[HN Gopher] Fast Lua Serialization (2023)
___________________________________________________________________
Fast Lua Serialization (2023)
Author : synergy20
Score : 49 points
Date : 2024-08-02 16:04 UTC (6 hours ago)
(HTM) web link (artemis.sh)
(TXT) w3m dump (artemis.sh)
| CapsAdmin wrote:
| These days, LuaJIT 2.1 also comes with a highly specialized
| serializer.
|
| https://luajit.org/ext_buffer.html#serialize
| sitkack wrote:
| Kinda ironic that the article doesn't discuss it, but Lua was
| originally a data loading and simulation driving language for
| Fortran. Lua _was_ the serialization format.
|
| Lua itself can load millions of records per second from disk.
| Something1234 wrote:
| I'm going to need to hear more about it because this is
| absolutely wild.
| fanf2 wrote:
| https://www.lua.org/doc/hopl.pdf
| riidom wrote:
| What would be the source for that first sentence of yours?
| plorkyeran wrote:
| Lua was not originally a serialization format. It was a _data
| entry_ format which was written by hand which then generated
| the files fed into simulations. Load speed was very important,
| but they weren 't generating Lua. It has been used as a
| serialization format (for example, World of Warcraft saves UI
| state by generating Lua files), but that came along much later.
|
| https://www.lua.org/history.html covers the early history.
| orf wrote:
| > It correctly handles the strange array/map duality of lua
| tables in the most efficient way it can do safely (serializing
| both variants concurrently and only writing out the correct one
| at the end)
|
| The article doesn't expand on this - what are they referring to?
| Are lua tables arrays?
|
| Serializing something common like tables 2x seems like a massive
| overhead.
| copx wrote:
| A Lua table is data structure which contains both an array and
| a hash map part i.e. it accepts both indexed and keyed entries.

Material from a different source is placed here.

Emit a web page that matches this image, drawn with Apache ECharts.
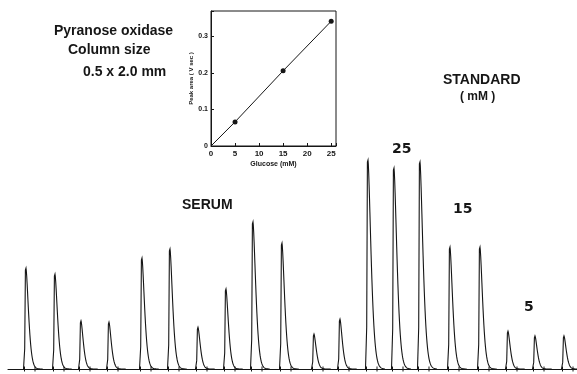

| E.g.: myTable[1] = "red"
| myTable.name = "Color Codes"
| MattJ100 wrote:
| Lua doesn't have a separate "array" type, as arrays are just a
| special case of key->value where the key is always a positive
| integer. While this is nice (it simplifies the language yet Lua
| tables are incredibly versatile), it does indeed make it a
| little more work to translate structures to
| languages/serializations that distinguish between the two
| types, if the serializer needs to guess at runtime (e.g. if you
| don't have a predefined schema).
|
| I can't comment on the efficiency of whatever this
| implementation is doing, I haven't read the code. It does sound
| a little expensive. Also it's not always 100% clear which the
| correct mapping is, unless the developer explicitly picks one.
| For example, a serializer has no way to determine whether '{}'
| is intended to be an empty array or an empty hash.
|
| Another common gotcha, e.g. when translating to JSON, is that
| Lua does not restrict the types of keys (while JSON objects
| only support string keys), so boolean true/false are possible
| keys, for example, which cannot be translated to JSON directly.
| matheusmoreira wrote:
| I ended up drawing the same conclusion while implementing my
| language. An insertion ordered hash table turned out to be
| just a normal array of values where the keys map to array
| indexes instead. Other than speed, I'm struggling to think of
| a good reason to keep the dedicated array type...
| cmovq wrote:
| Note that the lua VM still optimizes tables that look like
| arrays by storing values in the array separate from the
| hash table [1].
|
| [1]: https://www.lua.org/gems/sample.pdf
| VWWHFSfQ wrote:
| Interesting side-effect of newer Python dictionaries
| preserving insertion order too.
|
| Explained by Hettinger here:
|
| https://www.youtube.com/watch?v=npw4s1QTmPg
| 0cf8612b2e1e wrote:
| The biggest Lua gotcha is that accessing a missing element is
| not an error. Requires a hack to distinguish "really null".
| VWWHFSfQ wrote:
| most often seen with something like JSON serialization
| where JSON null will result in the key being completely
| absent from the Lua table, thus re-encoding into JSON will
| be missing that key entirely instead of existing but with a
| null value.
|
| It's why almost every serialization library will have
| userdata values to represent "null" and things like empty
| arrays instead of empty objects.
|
| Still love Lua though.
| turtledragonfly wrote:
| Lua has its own built-in low-level serialization, in the form of
| string.pack() and string.unpack()[1]. This is akin to Perl's
| pack()[2].
|
| But note that this is a tool used for laying out bytes in a
| certain order (like a C struct), not a general "serialization
| framework" for traversing data structures and whatnot. But it can
| be the building block for one.
|
| [1] https://www.lua.org/manual/5.4/manual.html#6.4.2
|
| [2] https://perldoc.perl.org/functions/pack
| dottrap wrote:
| As another extremely simple idea, in my personal experience, just
| using regular Lua table syntax for serialization and then pre-
| compiling it with luac so it could be loaded quickly via
| dofile(), produced results just as fast for loading it in as
| using lua-protobuf. (I don't remember the difference between
| writing out Lua tables vs. lua-protobuf because my use case
| needed to read the data more often than generate it, but it must
| have not been big enough, if any, otherwise I would probably
| remember it.) I was loading gigabytes of data for large batch
| processing.
| csears wrote:
| Would that be safe even with untrusted data? (Assuming you were
| the one who serialized and compiled the table)
| Dylan16807 wrote:
| Are you asking if there are special numbers or strings or
| some other kind of plain data that would glitch out the
| interpreter when they're read back in? That would be an
| impressive failure of a programming language.
|
| Yes it's safe as long as you're serializing correctly (which
| isn't very hard).
___________________________________________________________________
(page generated 2024-08-02 23:00 UTC)